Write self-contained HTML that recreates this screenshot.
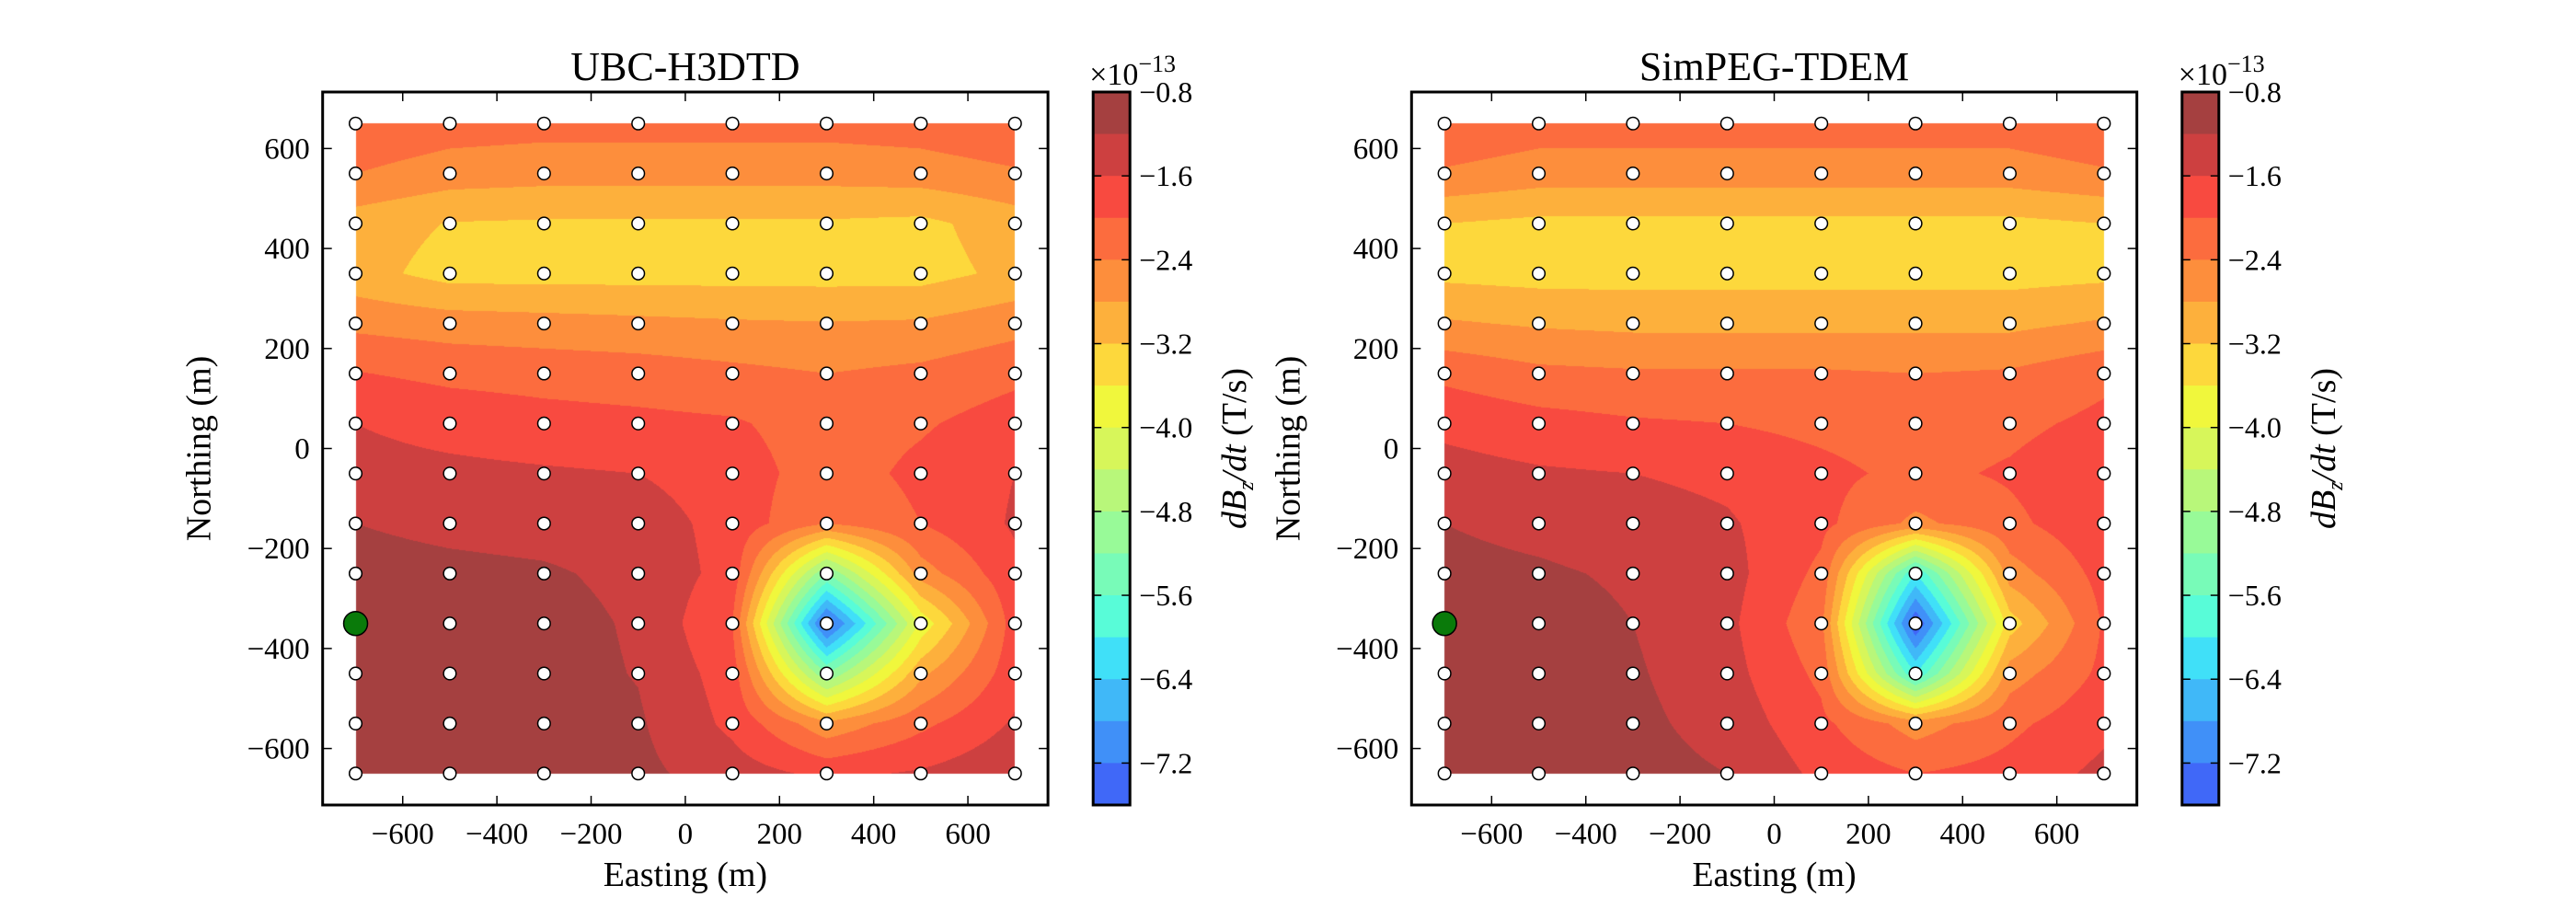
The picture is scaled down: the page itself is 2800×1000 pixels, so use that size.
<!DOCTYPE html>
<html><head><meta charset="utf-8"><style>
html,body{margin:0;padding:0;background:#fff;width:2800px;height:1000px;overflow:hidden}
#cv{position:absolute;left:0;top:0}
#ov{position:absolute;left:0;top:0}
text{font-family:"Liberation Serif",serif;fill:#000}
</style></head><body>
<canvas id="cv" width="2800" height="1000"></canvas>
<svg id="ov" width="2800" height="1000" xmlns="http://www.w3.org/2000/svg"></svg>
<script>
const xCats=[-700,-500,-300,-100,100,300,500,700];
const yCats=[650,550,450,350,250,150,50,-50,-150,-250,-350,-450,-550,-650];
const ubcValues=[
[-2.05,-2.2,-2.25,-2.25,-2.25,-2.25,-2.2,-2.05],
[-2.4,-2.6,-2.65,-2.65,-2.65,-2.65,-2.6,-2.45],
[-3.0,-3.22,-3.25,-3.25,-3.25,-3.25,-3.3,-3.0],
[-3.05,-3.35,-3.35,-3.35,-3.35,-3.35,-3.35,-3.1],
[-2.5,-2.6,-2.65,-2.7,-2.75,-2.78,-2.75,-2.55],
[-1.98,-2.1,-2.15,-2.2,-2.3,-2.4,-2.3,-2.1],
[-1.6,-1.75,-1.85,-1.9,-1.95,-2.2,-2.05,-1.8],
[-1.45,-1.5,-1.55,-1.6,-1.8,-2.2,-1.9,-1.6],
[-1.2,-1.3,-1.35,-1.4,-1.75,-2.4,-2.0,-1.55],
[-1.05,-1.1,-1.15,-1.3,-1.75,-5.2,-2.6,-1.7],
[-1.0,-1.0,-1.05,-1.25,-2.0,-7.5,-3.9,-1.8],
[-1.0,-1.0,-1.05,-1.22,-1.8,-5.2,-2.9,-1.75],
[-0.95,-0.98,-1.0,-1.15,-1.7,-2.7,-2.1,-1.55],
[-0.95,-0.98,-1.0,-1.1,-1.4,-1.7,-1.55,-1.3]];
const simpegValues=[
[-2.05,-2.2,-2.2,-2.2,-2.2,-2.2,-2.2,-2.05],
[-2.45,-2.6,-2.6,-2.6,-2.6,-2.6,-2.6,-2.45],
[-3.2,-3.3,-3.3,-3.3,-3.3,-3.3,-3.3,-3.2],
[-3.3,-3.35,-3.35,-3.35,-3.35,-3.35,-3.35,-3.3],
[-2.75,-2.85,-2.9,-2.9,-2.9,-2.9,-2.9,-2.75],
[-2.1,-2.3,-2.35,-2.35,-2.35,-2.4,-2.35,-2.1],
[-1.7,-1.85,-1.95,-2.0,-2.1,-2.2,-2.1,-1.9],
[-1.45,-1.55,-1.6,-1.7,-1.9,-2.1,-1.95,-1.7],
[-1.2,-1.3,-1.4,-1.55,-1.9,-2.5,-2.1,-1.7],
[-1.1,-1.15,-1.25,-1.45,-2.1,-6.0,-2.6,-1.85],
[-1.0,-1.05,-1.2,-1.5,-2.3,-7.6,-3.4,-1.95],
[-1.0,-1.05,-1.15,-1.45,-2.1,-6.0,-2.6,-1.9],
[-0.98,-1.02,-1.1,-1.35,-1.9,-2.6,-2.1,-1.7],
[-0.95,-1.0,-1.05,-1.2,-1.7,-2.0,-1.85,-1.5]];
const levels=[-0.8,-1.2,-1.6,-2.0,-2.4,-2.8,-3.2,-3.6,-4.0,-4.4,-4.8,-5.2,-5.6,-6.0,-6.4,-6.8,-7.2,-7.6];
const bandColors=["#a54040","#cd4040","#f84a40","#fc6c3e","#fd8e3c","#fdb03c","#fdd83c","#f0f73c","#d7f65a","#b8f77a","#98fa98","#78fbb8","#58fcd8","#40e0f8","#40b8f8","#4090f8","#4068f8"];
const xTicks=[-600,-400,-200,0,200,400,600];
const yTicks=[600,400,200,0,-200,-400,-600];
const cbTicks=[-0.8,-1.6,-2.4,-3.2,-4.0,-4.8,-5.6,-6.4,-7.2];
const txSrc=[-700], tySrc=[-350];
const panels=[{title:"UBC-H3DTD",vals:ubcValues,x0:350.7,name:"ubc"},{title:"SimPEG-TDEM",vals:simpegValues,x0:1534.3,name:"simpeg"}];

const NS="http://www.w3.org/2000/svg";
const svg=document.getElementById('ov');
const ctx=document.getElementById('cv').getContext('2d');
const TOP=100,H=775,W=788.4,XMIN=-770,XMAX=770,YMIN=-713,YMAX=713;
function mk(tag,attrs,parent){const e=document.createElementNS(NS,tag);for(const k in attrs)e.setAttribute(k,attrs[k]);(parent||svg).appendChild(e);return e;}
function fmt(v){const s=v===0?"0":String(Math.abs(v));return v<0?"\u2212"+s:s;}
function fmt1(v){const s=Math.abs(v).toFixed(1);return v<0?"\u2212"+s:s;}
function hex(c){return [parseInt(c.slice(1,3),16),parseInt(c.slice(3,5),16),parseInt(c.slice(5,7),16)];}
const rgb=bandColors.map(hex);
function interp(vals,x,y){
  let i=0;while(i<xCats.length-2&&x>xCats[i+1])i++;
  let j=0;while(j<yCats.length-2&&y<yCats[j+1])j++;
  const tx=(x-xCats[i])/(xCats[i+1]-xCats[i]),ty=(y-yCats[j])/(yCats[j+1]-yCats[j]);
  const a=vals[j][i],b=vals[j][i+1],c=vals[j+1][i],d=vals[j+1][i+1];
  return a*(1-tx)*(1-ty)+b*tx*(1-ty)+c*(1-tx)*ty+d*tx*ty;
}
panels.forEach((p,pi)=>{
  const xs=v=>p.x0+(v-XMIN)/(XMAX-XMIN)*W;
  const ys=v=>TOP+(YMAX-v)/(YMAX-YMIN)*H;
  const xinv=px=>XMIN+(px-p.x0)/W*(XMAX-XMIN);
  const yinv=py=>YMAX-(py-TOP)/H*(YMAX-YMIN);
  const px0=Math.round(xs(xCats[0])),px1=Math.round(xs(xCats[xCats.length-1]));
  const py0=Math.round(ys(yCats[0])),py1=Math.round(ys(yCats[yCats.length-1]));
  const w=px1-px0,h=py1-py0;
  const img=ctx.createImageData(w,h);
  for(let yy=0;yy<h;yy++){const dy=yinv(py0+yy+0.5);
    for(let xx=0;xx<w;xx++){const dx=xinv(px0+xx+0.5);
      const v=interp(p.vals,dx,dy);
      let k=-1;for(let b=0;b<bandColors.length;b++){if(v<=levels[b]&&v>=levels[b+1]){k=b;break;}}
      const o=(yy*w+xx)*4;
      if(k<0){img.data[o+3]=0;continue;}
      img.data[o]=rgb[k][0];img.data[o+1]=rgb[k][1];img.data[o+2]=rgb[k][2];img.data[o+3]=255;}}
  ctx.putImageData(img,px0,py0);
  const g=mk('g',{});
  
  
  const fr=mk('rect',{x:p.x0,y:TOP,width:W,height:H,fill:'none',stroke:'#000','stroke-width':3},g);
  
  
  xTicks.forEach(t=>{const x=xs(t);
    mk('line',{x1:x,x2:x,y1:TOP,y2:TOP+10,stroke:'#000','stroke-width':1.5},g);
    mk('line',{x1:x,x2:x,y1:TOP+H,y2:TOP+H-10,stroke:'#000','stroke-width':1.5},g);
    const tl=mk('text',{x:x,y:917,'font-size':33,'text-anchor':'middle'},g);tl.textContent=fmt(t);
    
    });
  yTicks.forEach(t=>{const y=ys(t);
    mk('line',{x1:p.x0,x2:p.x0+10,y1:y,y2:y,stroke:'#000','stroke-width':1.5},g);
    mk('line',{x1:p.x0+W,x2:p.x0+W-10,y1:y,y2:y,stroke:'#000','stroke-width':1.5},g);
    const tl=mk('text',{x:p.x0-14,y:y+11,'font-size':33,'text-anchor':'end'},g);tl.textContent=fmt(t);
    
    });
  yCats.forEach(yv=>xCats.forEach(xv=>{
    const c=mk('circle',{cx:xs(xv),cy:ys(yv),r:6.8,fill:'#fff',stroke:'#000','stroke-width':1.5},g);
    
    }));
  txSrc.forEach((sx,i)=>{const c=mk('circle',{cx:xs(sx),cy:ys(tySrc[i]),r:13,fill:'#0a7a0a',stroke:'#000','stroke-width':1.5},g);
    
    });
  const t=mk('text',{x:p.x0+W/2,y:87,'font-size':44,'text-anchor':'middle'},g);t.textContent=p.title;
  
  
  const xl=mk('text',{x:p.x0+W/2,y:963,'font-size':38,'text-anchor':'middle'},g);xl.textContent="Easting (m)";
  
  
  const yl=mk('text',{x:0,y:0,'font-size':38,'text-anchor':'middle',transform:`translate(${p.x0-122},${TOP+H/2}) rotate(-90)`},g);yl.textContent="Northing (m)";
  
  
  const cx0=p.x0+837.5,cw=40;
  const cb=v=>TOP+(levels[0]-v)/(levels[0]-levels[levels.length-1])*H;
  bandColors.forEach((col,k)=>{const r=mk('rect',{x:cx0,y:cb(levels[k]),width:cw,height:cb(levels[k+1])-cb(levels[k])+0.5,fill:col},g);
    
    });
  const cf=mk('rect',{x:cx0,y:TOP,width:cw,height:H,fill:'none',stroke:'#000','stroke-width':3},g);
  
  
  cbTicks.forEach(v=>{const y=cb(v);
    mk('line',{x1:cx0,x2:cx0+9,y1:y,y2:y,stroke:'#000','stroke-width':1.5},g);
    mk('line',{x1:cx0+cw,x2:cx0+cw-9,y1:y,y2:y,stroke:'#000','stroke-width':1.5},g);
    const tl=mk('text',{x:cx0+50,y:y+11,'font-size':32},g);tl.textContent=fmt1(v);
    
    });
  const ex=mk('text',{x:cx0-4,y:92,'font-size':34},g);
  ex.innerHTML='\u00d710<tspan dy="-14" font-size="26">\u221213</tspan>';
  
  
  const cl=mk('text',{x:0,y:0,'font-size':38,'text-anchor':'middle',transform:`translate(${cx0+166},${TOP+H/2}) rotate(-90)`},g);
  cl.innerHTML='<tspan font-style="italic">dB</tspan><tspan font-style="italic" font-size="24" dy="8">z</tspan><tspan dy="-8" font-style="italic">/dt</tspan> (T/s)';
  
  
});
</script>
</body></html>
○ ○ ○ ○ ○
▸ SHORT TASK: In the listing, find every line with the word "that" and state how many there are, nothing more.

▸ ANSWER TO THE TASK: 2